Okay. Now we’re going to go on to a little bit later — lovely, lovely, lovely. We’re going to go on to a little bit later. If you can follow on your text to “Sospiro e gemo senza voler, palpito e tremo senza saper” and so on. What does Mozart do here in terms of structure?

Student: A sequence He repeats the same series of notes progressively higher, to illustrate — as you hear the notes rising — angst —

Professor Craig Wright: Good. Agitation. So pick it up here at the B-flat, and I’ll try to catch up. [plays music while student] Okay, so notice there, how as we come to the end of that, we work up there — it rises up through the rising melodic sequence. We get — Lauren hits that high note up there, and then comes off of it — that’s the climax, the peak of the whole aria — and then the bass, what’s the bass doing? It’s sort of sneaking back down to the tonic. And when we get back to the tonic, then it comes in. We’re going to pick it up from there. Lauren, we’re going to sing to that when we get over there to [sings] just hold on “cor” and we’ll ask them a question: What happened here? What do we have here? We’ll see if you can hold on that “cor.” From the “voi.” [plays piano while student sings]

Professor Craig Wright: Nice. So what did Mozart do there? What was that?

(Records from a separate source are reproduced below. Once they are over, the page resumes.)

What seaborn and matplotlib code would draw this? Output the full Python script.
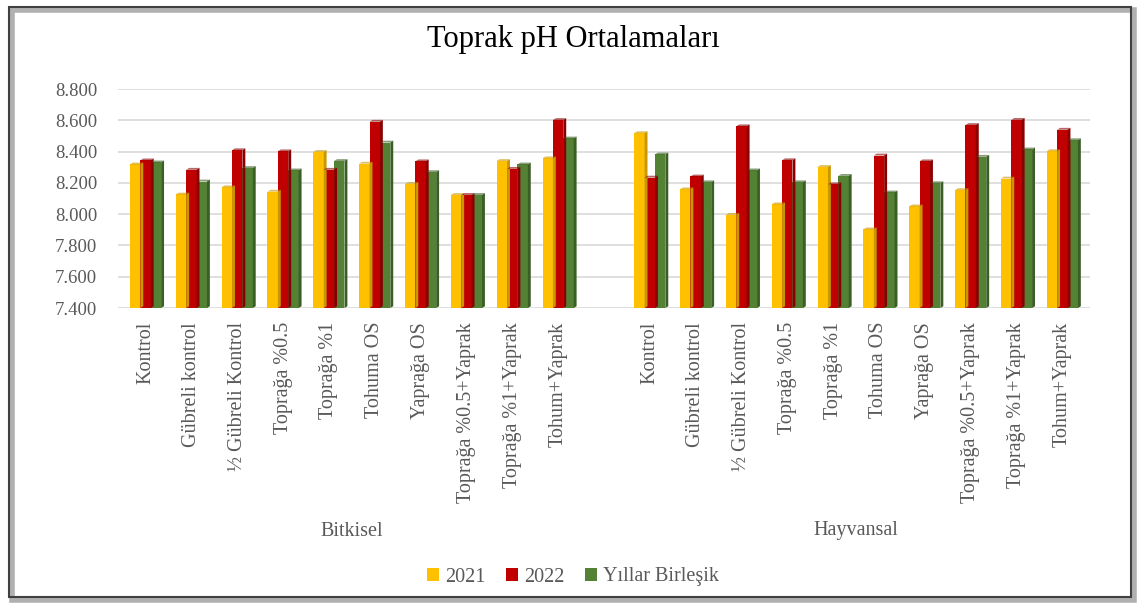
import matplotlib
matplotlib.use("Agg")
import matplotlib.pyplot as plt
import matplotlib.transforms as mtransforms
from matplotlib.patches import Rectangle, Polygon
import seaborn as sns
import pandas as pd
import numpy as np

categories = ["Kontrol", "Gübreli kontrol", "½ Gübreli Kontrol", "Toprağa %0.5",
              "Toprağa %1", "Tohuma OS", "Yaprağa OS", "Toprağa %0.5+Yaprak",
              "Toprağa %1+Yaprak", "Tohum+Yaprak"]
groups = ["Bitkisel", "Hayvansal"]
series = ["2021", "2022", "Yıllar Birleşik"]

bitkisel_2021 = [8.318, 8.126, 8.172, 8.144, 8.398, 8.323, 8.194, 8.123, 8.340, 8.357]
bitkisel_2022 = [8.344, 8.284, 8.409, 8.402, 8.284, 8.591, 8.338, 8.123, 8.290, 8.602]
bitkisel_birlesik = [8.331, 8.209, 8.295, 8.280, 8.340, 8.458, 8.269, 8.123, 8.318, 8.484]

hayvansal_2021 = [8.518, 8.159, 7.996, 8.063, 8.302, 7.903, 8.050, 8.154, 8.228, 8.403]
hayvansal_2022 = [8.234, 8.241, 8.562, 8.345, 8.191, 8.375, 8.338, 8.570, 8.603, 8.540]
hayvansal_birlesik = [8.382, 8.204, 8.280, 8.204, 8.245, 8.139, 8.198, 8.367, 8.414, 8.473]

colors = ["#FFC000", "#C00000", "#548235"]
side_colors = ["#C99700", "#8A0000", "#3B5E25"]

values = {
    "Bitkisel": [bitkisel_2021, bitkisel_2022, bitkisel_birlesik],
    "Hayvansal": [hayvansal_2021, hayvansal_2022, hayvansal_birlesik],
}
rows = []
for g in groups:
    for s, vals in zip(series, values[g]):
        for c, v in zip(categories, vals):
            rows.append({"key": g + "|" + c, "Seri": s, "pH": v})
df = pd.DataFrame(rows)

order = [groups[0] + "|" + c for c in categories] + ["spacer"] + \
        [groups[1] + "|" + c for c in categories]

serif = ["Liberation Serif", "DejaVu Serif"]
sns.set_theme(style="white")
plt.rcParams["font.family"] = serif

fig = plt.figure(figsize=(11.46, 6.10), dpi=100)
ax = fig.add_axes([0.103, 0.495, 0.848, 0.359])

sns.barplot(data=df, x="key", y="pH", hue="Seri", order=order, hue_order=series,
            palette=colors, width=0.68, gap=0, saturation=1, ax=ax,
            edgecolor="none", zorder=3)

# pseudo 3D side faces on each bar
for container, sc in zip(ax.containers, side_colors):
    for p in container.patches:
        x0 = p.get_x() + p.get_width()
        y1 = p.get_y() + p.get_height()
        d = p.get_width() * 0.28
        dy = 0.012
        ax.add_patch(Polygon([(x0, 7.4), (x0 + d, 7.4 + dy), (x0 + d, y1 + dy), (x0, y1)],
                             closed=True, facecolor=sc, edgecolor="none", zorder=3))
        ax.add_patch(Polygon([(p.get_x(), y1), (p.get_x() + d, y1 + dy), (x0 + d, y1 + dy), (x0, y1)],
                             closed=True, facecolor=sc, edgecolor="none", zorder=3, alpha=0.6))

ax.set_ylim(7.4, 8.8)
ax.set_xlim(-0.6, len(order) - 0.4)
ax.set_yticks(np.arange(7.4, 8.81, 0.2))
ax.set_yticklabels([f"{t:.3f}" for t in np.arange(7.4, 8.81, 0.2)],
                   fontsize=13.5, color="#595959")
ax.yaxis.grid(True, color="#D9D9D9", linewidth=1.2, zorder=0)
ax.set_axisbelow(True)
for s in ax.spines.values():
    s.set_visible(False)
ax.tick_params(axis="y", length=0, pad=15)
ax.tick_params(axis="x", length=0, pad=10)

ticks = [i for i, k in enumerate(order) if k != "spacer"]
ax.set_xticks(ticks)
ax.set_xticklabels(categories * 2, rotation=90, ha="center", va="top",
                   fontsize=14.5, color="#595959")
ax.set_xlabel("")
ax.set_ylabel("")

trans = mtransforms.blended_transform_factory(ax.transData, fig.transFigure)
ax.text(4.5, 1 - 531 / 610, "Bitkisel", transform=trans, ha="center", va="center",
        fontsize=14.5, color="#595959")
ax.text(15.5, 1 - 531 / 610, "Hayvansal", transform=trans, ha="center", va="center",
        fontsize=14.5, color="#595959")

fig.text(0.5, 1 - 40 / 610, "Toprak pH Ortalamaları", ha="center", va="center",
         fontsize=22, color="black")

handles, labels = ax.get_legend_handles_labels()
ax.get_legend().remove()
fig.legend(handles, labels, loc="center", bbox_to_anchor=(0.5, 1 - 577 / 610),
           ncol=3, frameon=False, fontsize=14.5, handlelength=0.6, handleheight=0.6,
           handletextpad=0.3, columnspacing=1.0, labelcolor="#595959")

# chart border with shadow
fig.patches.append(Rectangle((12 / 1146, 1 - 600 / 610), 1122 / 1146, 590 / 610,
                             transform=fig.transFigure, facecolor="none",
                             edgecolor="#B0B0B0", linewidth=4, zorder=0))
fig.patches.append(Rectangle((9 / 1146, 1 - 597 / 610), 1122 / 1146, 590 / 610,
                             transform=fig.transFigure, facecolor="none",
                             edgecolor="#404040", linewidth=1.5, zorder=1))

fig.savefig("out.png", dpi=100)
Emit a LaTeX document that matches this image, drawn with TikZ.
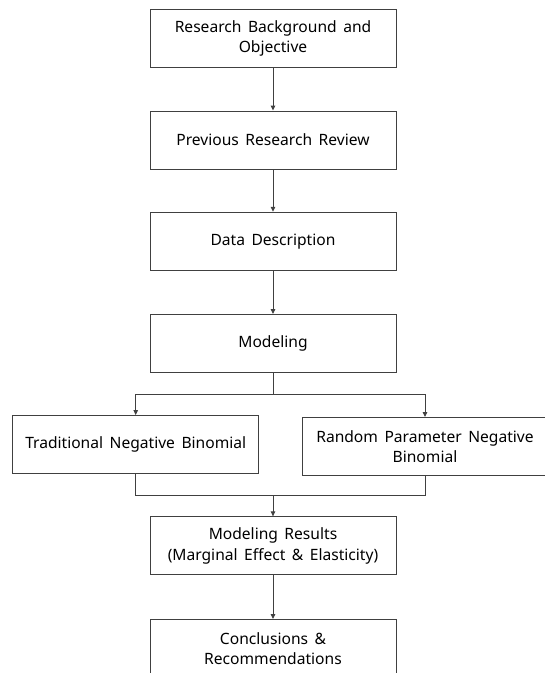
\documentclass[tikz,border=0pt]{standalone}
\usepackage{fontspec}
\setmainfont{Noto Sans}[WordSpace={1.6,0,0}]
\usetikzlibrary{arrows.meta}
\definecolor{linegray}{HTML}{404040}
\begin{document}
\begin{tikzpicture}[x=1pt,y=-1pt,
  box/.style={draw=linegray,line width=0.9pt,minimum width=246pt,minimum height=58pt,
    inner sep=0pt,align=center,font=\fontsize{15.6}{20.5}\selectfont,text=black},
  conn/.style={draw=linegray,line width=0.9pt},
  arr/.style={conn,-{Triangle[length=5pt,width=4.5pt]}}]
\useasboundingbox (0,0) rectangle (545,673);
\clip (0,0) rectangle (545,673);
\node[box] (b1) at (273,38.5) {Research Background and\\Objective};
\node[box] (b2) at (273,140) {Previous Research Review};
\node[box] (b3) at (273,241.2) {Data Description};
\node[box] (b4) at (273,343.5) {Modeling};
\node[box] (l) at (135.7,444.5) {Traditional Negative Binomial};
\node[box] (r) at (425,446.5) {Random Parameter Negative\\Binomial};
\node[box] (b5) at (273,545.8) {Modeling Results\\(Marginal Effect \& Elasticity)};
\node[box,anchor=north] (b6) at (273,619) {Conclusions \&\\Recommendations};
\coordinate (split) at (273,394);
\coordinate (merge) at (273,495.3);
\draw[arr] (b1) -- (b2);
\draw[arr] (b2) -- (b3);
\draw[arr] (b3) -- (b4);
\draw[conn] (b4.south) -- (split);
\draw[arr] (split) -| (l.north);
\draw[arr] (split) -| (r.north);
\draw[conn] (l.south) |- (merge);
\draw[conn] (r.south) |- (merge);
\draw[arr] (merge) -- (b5.north);
\draw[arr] (b5) -- (b6);
\end{tikzpicture}
\end{document}
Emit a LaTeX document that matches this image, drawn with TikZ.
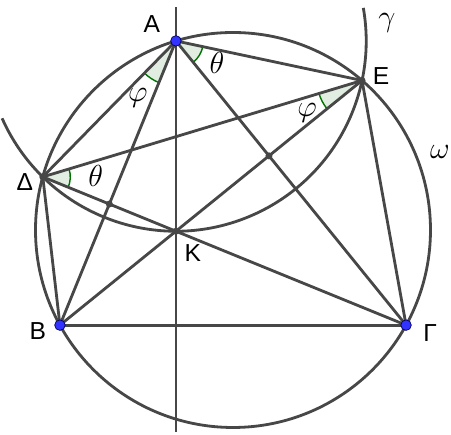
\documentclass[tikz,border=0pt]{standalone}
\usepackage{fontspec}
\setsansfont{Liberation Sans}
\usetikzlibrary{calc,angles}

\begin{document}
\begin{tikzpicture}[
  line/.style={line width=1.6pt, draw=black!72},
  bluept/.style={circle, fill=blue!80!white, draw=blue!35!black, line width=0.4pt, inner sep=0pt, minimum size=6pt},
  greypt/.style={circle, fill=black!72, inner sep=0pt, minimum size=4pt},
  anglemark/.style={draw=green!45!black, fill=green!40!black!12, line width=0.8pt},
  lbl/.style={font=\sffamily\fontsize{14}{16}\selectfont},
  glbl/.style={font=\fontsize{16}{18}\selectfont}
]
\useasboundingbox (-4.66,-4.10) rectangle (4.36,4.60);

% points on omega
\def\romega{3.95}
\coordinate (O) at (0,0);
\coordinate (A) at (106.8:\romega);
\coordinate (B) at (208.8:\romega);
\coordinate (G) at (331.2:\romega);
\coordinate (D) at (164.4:\romega);
\coordinate (E) at (49.2:\romega);
% orthocentre
\coordinate (K) at ($(A)+(B)+(G)$);
\coordinate (P) at (intersection of A--B and D--G);
\coordinate (Q) at (intersection of A--G and B--E);
% ends of the vertical line
\coordinate (vtop) at ($(A)+(0,0.68)$);
\coordinate (vbot) at (A |- 0,-4.04);

% angle marks
\pic[anglemark, angle radius=0.9cm] {angle=D--A--B};
\pic[anglemark, angle radius=0.55cm] {angle=G--A--E};
\pic[anglemark, angle radius=0.9cm] {angle=D--E--B};
\pic[anglemark, angle radius=0.55cm] {angle=G--D--E};

% circles
\draw[line] (O) circle (\romega);
\draw[line] let \p1=($(K)-(A)$), \n1={veclen(\x1,\y1)} in
  ($(A)+(204:\n1)$) arc[start angle=204, end angle=370, radius=\n1];

% segments
\draw[line] (vtop) -- (vbot);
\draw[line] (A) -- (B);
\draw[line] (A) -- (G);
\draw[line] (A) -- (D);
\draw[line] (A) -- (E);
\draw[line] (B) -- (G);
\draw[line] (D) -- (E);
\draw[line] (D) -- (G);
\draw[line] (B) -- (E);
\draw[line] (D) -- (B);
\draw[line] (E) -- (G);

% points
\node[greypt] (Dp) at (D) {};
\node[greypt] (Ep) at (E) {};
\node[greypt] (Kp) at (K) {};
\node[greypt] (Pp) at (P) {};
\node[greypt] (Qp) at (Q) {};
\node[bluept] (Ap) at (A) {};
\node[bluept] (Bp) at (B) {};
\node[bluept] (Gp) at (G) {};

% labels
\node[lbl] at ($(A)+(-0.48,0.34)$) {A};
\node[lbl] at ($(E)+(0.38,0.08)$) {E};
\node[lbl] at ($(D)+(-0.36,-0.10)$) {Δ};
\node[lbl] at ($(K)+(0.34,-0.44)$) {K};
\node[lbl] at ($(B)+(-0.44,-0.12)$) {B};
\node[lbl] at ($(G)+(0.48,-0.16)$) {Γ};
\node[glbl] at ($(A)+(-0.76,-1.14)$) {$\varphi$};
\node[glbl] at ($(A)+(0.82,-0.44)$) {$\theta$};
\node[glbl] at ($(E)+(-1.10,-0.64)$) {$\varphi$};
\node[glbl] at ($(D)+(1.06,0.02)$) {$\theta$};
\node[glbl] at (3.08,4.14) {$\gamma$};
\node[glbl] at (4.14,1.56) {$\omega$};

\end{tikzpicture}
\end{document}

Student: Had a deceptive cadence.

Professor Craig Wright: Had a deceptive cadence — good, Marcus scores big today. We’re sitting here on this: [plays piano] We want it to go: [plays piano] But instead it goes:

[plays piano] That’s the “cor.” And then we have our flyover: [plays piano while student sings] And that’s the way it ends. So you come back to the tonic, okay? We’ve arrived. We’ve landed. All right, I think we have time to do the whole thing now from beginning to end, and we’ll get our pages in order. So, Lauren Libaw singing “Voi che sapete” from Mozart’s The Marriage of Figaro. [plays piano while student sings] [applause]

Lovely, lovely, lovely. Aren’t we fortunate to have such talented students here at Yale? Okay, well thank you all very much. We’ll play a little more Puccini on your way out, and I hope you enjoy this day [one] as beautiful as all this music has been.